For years, astronomers have puzzled over Andromeda, our Milky Way’s closest large neighbor. Unlike other galaxies that are moving away due to the universe’s expansion, Andromeda is racing towards us at 68 miles per second. This odd behavior contradicted Hubble’s Law, which says galaxies should drift apart as space expands. However, a recent study in Nature Astronomy sheds light on this mystery.
New research reveals that Andromeda’s journey toward the Milky Way is influenced by a vast sheet of dark matter surrounding both galaxies. Dark matter, which comprises a large part of the universe’s mass, creates a strong gravitational pull on nearby galaxies.
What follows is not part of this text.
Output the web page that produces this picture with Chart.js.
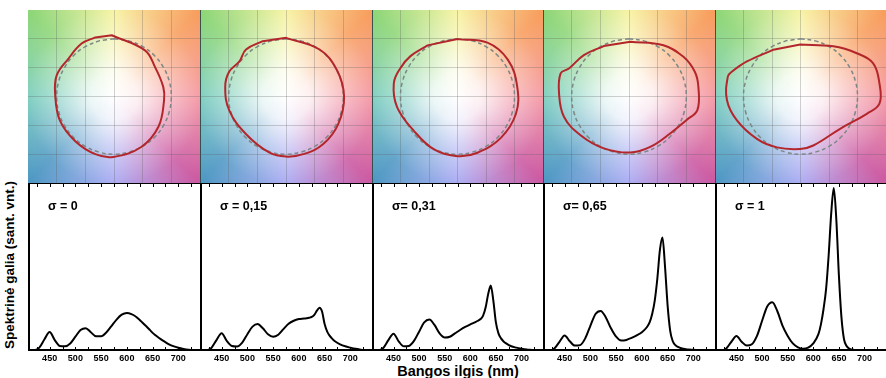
<!DOCTYPE html>
<html>
<head>
<meta charset="utf-8">
<script src="https://cdn.jsdelivr.net/npm/chart.js@4.4.1/dist/chart.umd.min.js"></script>
<style>
body { margin: 0; background: #fff; }
#wrap { position: relative; width: 886px; height: 378px; overflow: hidden; font-family: "Liberation Sans", Arial, sans-serif; color: #000; }
canvas { position: absolute; }
.sig { position: absolute; font-weight: bold; font-size: 12.5px; white-space: nowrap; }
#ylab { position: absolute; left: 9px; top: 265px; transform: translate(-50%, -50%) rotate(-90deg); font-weight: bold; font-size: 13.5px; white-space: nowrap; }
#xlab { position: absolute; left: 458px; top: 371px; transform: translate(-50%, -50%); font-weight: bold; font-size: 14.5px; white-space: nowrap; }
</style>
</head>
<body>
<div id="wrap">
  <div id="ylab">Spektrinė galia (sant. vnt.)</div>
  <div id="xlab">Bangos ilgis (nm)</div>
</div>
<script>
// panel labels
const sigmaLabels = ["σ = 0", "σ = 0,15", "σ= 0,31", "σ= 0,65", "σ = 1"];

// wavelength grid (nm) shared by all spectra
const wavelengths = [410, 420, 430, 440, 450, 460, 470, 480, 490, 500, 510, 520, 530, 540, 550, 560, 570, 580, 590, 600,
  610, 615, 620, 625, 630, 635, 640, 645, 650, 655, 660, 665, 670, 680, 690, 700, 710, 720, 730, 740];

const spec0 = [0, 0.003, 0.02, 0.07, 0.113, 0.065, 0.03, 0.028, 0.045, 0.085, 0.125, 0.136, 0.112, 0.088, 0.088, 0.11, 0.148, 0.187, 0.216, 0.226,
  0.218, 0.21, 0.198, 0.185, 0.17, 0.155, 0.14, 0.124, 0.108, 0.095, 0.083, 0.072, 0.062, 0.043, 0.029, 0.019, 0.012, 0.007, 0.004, 0.002];
const spec15 = [0, 0.003, 0.018, 0.065, 0.105, 0.06, 0.03, 0.027, 0.05, 0.1, 0.145, 0.16, 0.135, 0.1, 0.085, 0.097, 0.13, 0.162, 0.18, 0.19,
  0.193, 0.195, 0.198, 0.203, 0.215, 0.24, 0.258, 0.235, 0.16, 0.115, 0.09, 0.072, 0.058, 0.04, 0.028, 0.02, 0.013, 0.008, 0.004, 0.002];
const spec31 = [0, 0.003, 0.018, 0.065, 0.103, 0.058, 0.028, 0.03, 0.06, 0.115, 0.17, 0.187, 0.155, 0.105, 0.08, 0.085, 0.105, 0.125, 0.143, 0.158,
  0.172, 0.18, 0.19, 0.21, 0.26, 0.34, 0.39, 0.3, 0.17, 0.105, 0.075, 0.057, 0.045, 0.028, 0.02, 0.014, 0.009, 0.006, 0.003, 0.001];
const spec65 = [0, 0.002, 0.015, 0.055, 0.093, 0.058, 0.032, 0.035, 0.075, 0.15, 0.22, 0.238, 0.2, 0.135, 0.085, 0.062, 0.066, 0.078, 0.093, 0.112,
  0.143, 0.17, 0.22, 0.3, 0.43, 0.6, 0.675, 0.5, 0.27, 0.12, 0.058, 0.035, 0.024, 0.013, 0.009, 0.007, 0.005, 0.003, 0.002, 0.001];
const spec100 = [0, 0.002, 0.015, 0.055, 0.089, 0.055, 0.032, 0.04, 0.09, 0.18, 0.265, 0.29, 0.235, 0.15, 0.09, 0.045, 0.022, 0.014, 0.02, 0.045,
  0.1, 0.16, 0.25, 0.37, 0.57, 0.82, 0.97, 0.78, 0.45, 0.2, 0.07, 0.03, 0.015, 0.006, 0.004, 0.003, 0.002, 0.001, 0.001, 0];
const spectra = [spec0, spec15, spec31, spec65, spec100];

const tickValues = [425, 450, 475, 500, 525, 550, 575, 600, 625, 650, 675, 700, 725];
const tickLabels = [450, 500, 550, 600, 650, 700];

// colour gamut outlines (a*, b*), closed loops
const gamut0 = [[-1.6, 42.5], [21.6, 32], [28.6, 20.5], [34.4, 6.5], [34.9, -2.8], [31, -21], [19, -35], [-0.5, -41.9], [-13, -40],
  [-27, -31], [-37.7, -16.7], [-41, 0.7], [-40, 14.6], [-32, 26], [-22.6, 36.7], [-13, 41]];
const gamut15 = [[0, 40.7], [23.4, 32.6], [35.4, 18.5], [40.5, 0], [36.5, -19], [26, -33], [12, -40], [0, -41.7], [-11.5, -39],
  [-28, -26], [-39.6, -9.6], [-42.4, 6.8], [-39.6, 17.3], [-32.5, 24.4], [-27.9, 32.6], [-16.2, 38.4]];
const gamut31 = [[0, 39.8], [21, 37.4], [35.3, 25.6], [41.9, 6.8], [41, -12], [30.6, -28.5], [14, -39], [0, -41.4], [-16.5, -36.7],
  [-30.6, -23.8], [-42.4, -7.3], [-44.7, 9.2], [-40, 19.8], [-33, 28], [-21, 35.5]];
const gamut65 = [[0.9, 38], [24, 35.6], [38, 27.5], [46, 17], [48.4, 6.7], [47.7, -9.5], [40, -16.4], [28.7, -25.7], [14.8, -35],
  [0.9, -38.9], [-17.6, -36], [-33.8, -26.9], [-45.4, -14], [-48.8, 2], [-47.7, 16], [-41.9, 19.4], [-31.5, 28.7], [-17.6, 35]];
const gamut100 = [[-0.2, 36], [23, 34.8], [39.5, 30], [51, 23], [55.4, 9], [55.4, -5], [46.5, -12], [27.8, -22.4], [9, -34],
  [-0.2, -36.4], [-16.6, -35.3], [-30.6, -29.4], [-44.6, -16.6], [-51.6, -2.6], [-51, 13.8], [-48, 17.3], [-37.6, 24.3], [-19, 32.5]];
const gamuts = [gamut0, gamut15, gamut31, gamut65, gamut100];

// reference circle, radius 40
const refCircle = [[0, 40], [10.4, 38.6], [20, 34.6], [28.3, 28.3], [34.6, 20], [38.6, 10.4], [40, 0], [38.6, -10.4], [34.6, -20],
  [28.3, -28.3], [20, -34.6], [10.4, -38.6], [0, -40], [-10.4, -38.6], [-20, -34.6], [-28.3, -28.3], [-34.6, -20], [-38.6, -10.4],
  [-40, 0], [-38.6, 10.4], [-34.6, 20], [-28.3, 28.3], [-20, 34.6], [-10.4, 38.6]];

const panelLeft = [28, 200, 372, 543, 715];
const panelRight = [200, 372, 543, 715, 886];

const wrap = document.getElementById("wrap");

// background hue plane behind the gamut outlines
const colourField = {
  id: "colourField",
  beforeDraw(chart) {
    const { ctx, chartArea: a } = chart;
    const cx = (a.left + a.right) / 2, cy = (a.top + a.bottom) / 2;
    ctx.save();
    const g = ctx.createConicGradient(0, cx, cy);
    g.addColorStop(0, "#f48c98");
    g.addColorStop(0.125, "#cc5aa2");
    g.addColorStop(0.25, "#9fa0f2");
    g.addColorStop(0.375, "#4f98c4");
    g.addColorStop(0.5, "#6cc8b6");
    g.addColorStop(0.625, "#8ed678");
    g.addColorStop(0.75, "#f6f296");
    g.addColorStop(0.875, "#f89e5e");
    g.addColorStop(1, "#f48c98");
    ctx.fillStyle = g;
    ctx.fillRect(a.left, a.top, a.right - a.left, a.bottom - a.top);
    const r = ctx.createRadialGradient(cx, cy, 0, cx, cy, 118);
    r.addColorStop(0, "rgba(255,255,255,1)");
    r.addColorStop(0.2, "rgba(255,255,255,0.88)");
    r.addColorStop(0.45, "rgba(255,255,255,0.5)");
    r.addColorStop(0.75, "rgba(255,255,255,0.12)");
    r.addColorStop(1, "rgba(255,255,255,0)");
    ctx.fillStyle = r;
    ctx.fillRect(a.left, a.top, a.right - a.left, a.bottom - a.top);
    ctx.restore();
  },
  // draw the outlines as closed smooth loops
  beforeDatasetsDraw(chart) {
    chart.data.datasets.forEach((ds, k) => {
      const line = chart.getDatasetMeta(k).dataset;
      line._loop = true;
      line._fullLoop = true;
    });
  }
};

// frame and inward ticks of the spectrum panels
const frame = {
  id: "frame",
  afterDraw(chart) {
    const { ctx, chartArea: a, scales: { x } } = chart;
    ctx.save();
    ctx.strokeStyle = "#000";
    ctx.lineWidth = 1;
    ctx.beginPath();
    ctx.moveTo(a.left, a.top + 0.5); ctx.lineTo(a.right, a.top + 0.5);
    for (const v of tickValues) {
      const px = Math.round(x.getPixelForValue(v)) + 0.5;
      ctx.moveTo(px, a.top); ctx.lineTo(px, a.top + 4);
      ctx.moveTo(px, a.bottom); ctx.lineTo(px, a.bottom - 4);
    }
    ctx.stroke();
    ctx.lineWidth = 2;
    ctx.beginPath();
    ctx.moveTo(a.left + 1, a.top); ctx.lineTo(a.left + 1, a.bottom);
    ctx.moveTo(a.left, a.bottom - 1); ctx.lineTo(a.right, a.bottom - 1);
    ctx.stroke();
    ctx.restore();
  }
};

function makeCanvas(left, top, w, h) {
  const c = document.createElement("canvas");
  c.width = w; c.height = h;
  c.style.left = left + "px"; c.style.top = top + "px";
  c.style.width = w + "px"; c.style.height = h + "px";
  wrap.appendChild(c);
  return c;
}

for (let i = 0; i < 5; i++) {
  const w = panelRight[i] - panelLeft[i];

  // colour gamut panel
  const topCanvas = makeCanvas(panelLeft[i], 10, w, 173);
  new Chart(topCanvas, {
    type: "scatter",
    data: {
      datasets: [
        {
          data: gamuts[i].map(p => ({ x: p[0], y: p[1] })),
          showLine: true, borderColor: "#b3262b", borderWidth: 2, pointRadius: 0, tension: 0.4
        },
        {
          data: refCircle.map(p => ({ x: p[0], y: p[1] })),
          showLine: true, borderColor: "#7d8786", borderWidth: 1.5, borderDash: [4, 3], pointRadius: 0, tension: 0.4
        }
      ]
    },
    options: {
      responsive: false, animation: false, events: [],
      layout: { padding: 0 },
      plugins: { legend: { display: false }, tooltip: { enabled: false } },
      scales: {
        x: {
          type: "linear", min: -60, max: 60,
          afterFit: s => { s.height = 0; },
          ticks: { display: false, stepSize: 20 },
          border: { display: false },
          grid: {
            drawTicks: false,
            color: c => c.tick.value === -60 ? (i === 0 ? "rgba(0,0,0,0)" : "rgba(45,70,70,0.9)")
              : c.tick.value === 60 ? "rgba(0,0,0,0)" : "rgba(90,90,90,0.28)"
          }
        },
        y: {
          type: "linear", min: -60, max: 60,
          afterFit: s => { s.width = 0; },
          ticks: { display: false, stepSize: 20 },
          border: { display: false },
          grid: {
            drawTicks: false,
            color: c => Math.abs(c.tick.value) === 60 ? "rgba(0,0,0,0)" : "rgba(90,90,90,0.28)"
          }
        }
      }
    },
    plugins: [colourField]
  });

  // spectrum panel
  const botCanvas = makeCanvas(panelLeft[i], 183, w, 183);
  new Chart(botCanvas, {
    type: "line",
    data: {
      datasets: [{
        data: wavelengths.map((wl, k) => ({ x: wl, y: spectra[i][k] })),
        borderColor: "#000", borderWidth: 2, pointRadius: 0,
        cubicInterpolationMode: "monotone", fill: false
      }]
    },
    options: {
      responsive: false, animation: false, events: [],
      layout: { padding: 0 },
      plugins: { legend: { display: false }, tooltip: { enabled: false } },
      scales: {
        x: {
          type: "linear", min: 408, max: 742,
          afterBuildTicks: s => { s.ticks = tickValues.map(v => ({ value: v })); },
          afterFit: s => { s.height = 15; },
          grid: { display: false, drawTicks: false },
          border: { display: false },
          ticks: {
            padding: 2, autoSkip: false, maxRotation: 0, color: "#000",
            font: { family: "'Liberation Sans', Arial, sans-serif", size: 9, weight: "bold" },
            callback: v => tickLabels.includes(v) ? String(v) : ""
          }
        },
        y: { display: false, min: 0, max: 1 }
      }
    },
    plugins: [frame]
  });

  const lab = document.createElement("div");
  lab.className = "sig";
  lab.textContent = sigmaLabels[i];
  lab.style.left = (panelLeft[i] + 20) + "px";
  lab.style.top = "199px";
  wrap.appendChild(lab);
}
</script>
</body>
</html>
The study suggests this dark matter isn’t spread evenly but forms a flat sheet extending for tens of millions of light-years.
“The observed motions of nearby galaxies and the joint masses of the Milky Way and the Andromeda Galaxy can only be properly explained with this ‘flat’ mass distribution,” researchers explained in their findings.
This new model helps us grasp how galaxies in our neighborhood move and hints at the significant role dark matter may play.
So, why is Andromeda heading our way? The flat sheet of dark matter affects the motion of galaxies. Simon White, one of the study’s authors, pointed out that galaxies closer than about 8 million light-years move away from us more slowly than Hubble’s Law would predict, while those farther out are receding faster. If dark and visible matter were distributed more evenly, local galaxies would behave more predictably, slowing down rather than accelerating toward us. Instead, the unique flat shape of the dark matter sheet pulls Andromeda inward while pushing other galaxies outward.
This doesn’t just change our understanding of Andromeda. It’s also revealing the importance of “cosmic voids,” vast areas with few galaxies. These voids expand faster than denser regions, creating gravitational walls filled with galaxies and dark matter. These walls influence nearby galaxies significantly.
Simon White notes, “As a result, these regions expanded faster than average, and their matter was ‘pushed’ outwards.” Over time, galaxies and dark matter have gathered into these walls, shaping how galaxies like Andromeda and the Milky Way move.
This new insight transforms our understanding of cosmic dynamics. By showing how dark matter impacts galaxy movement, the study refines existing models of the universe. The simulations that supported these findings have also matched well with real-world observations, confirming that the mass around the Local Group aligns with nearby galaxies’ motions.
Interestingly, recent surveys suggest that perceptions of dark matter are evolving. As researchers gather more data, it seems that dark matter may have an even more significant influence on galaxy evolution than previously thought. The findings may pave the way for research into the nature of dark matter and its impact across the universe.
As our understanding deepens, we can better appreciate the intricate dance of galaxies, including our future encounter with Andromeda, which is expected to collide with the Milky Way in about 4.5 billion years. The mysteries of the cosmos continue to unfold, one discovery at a time.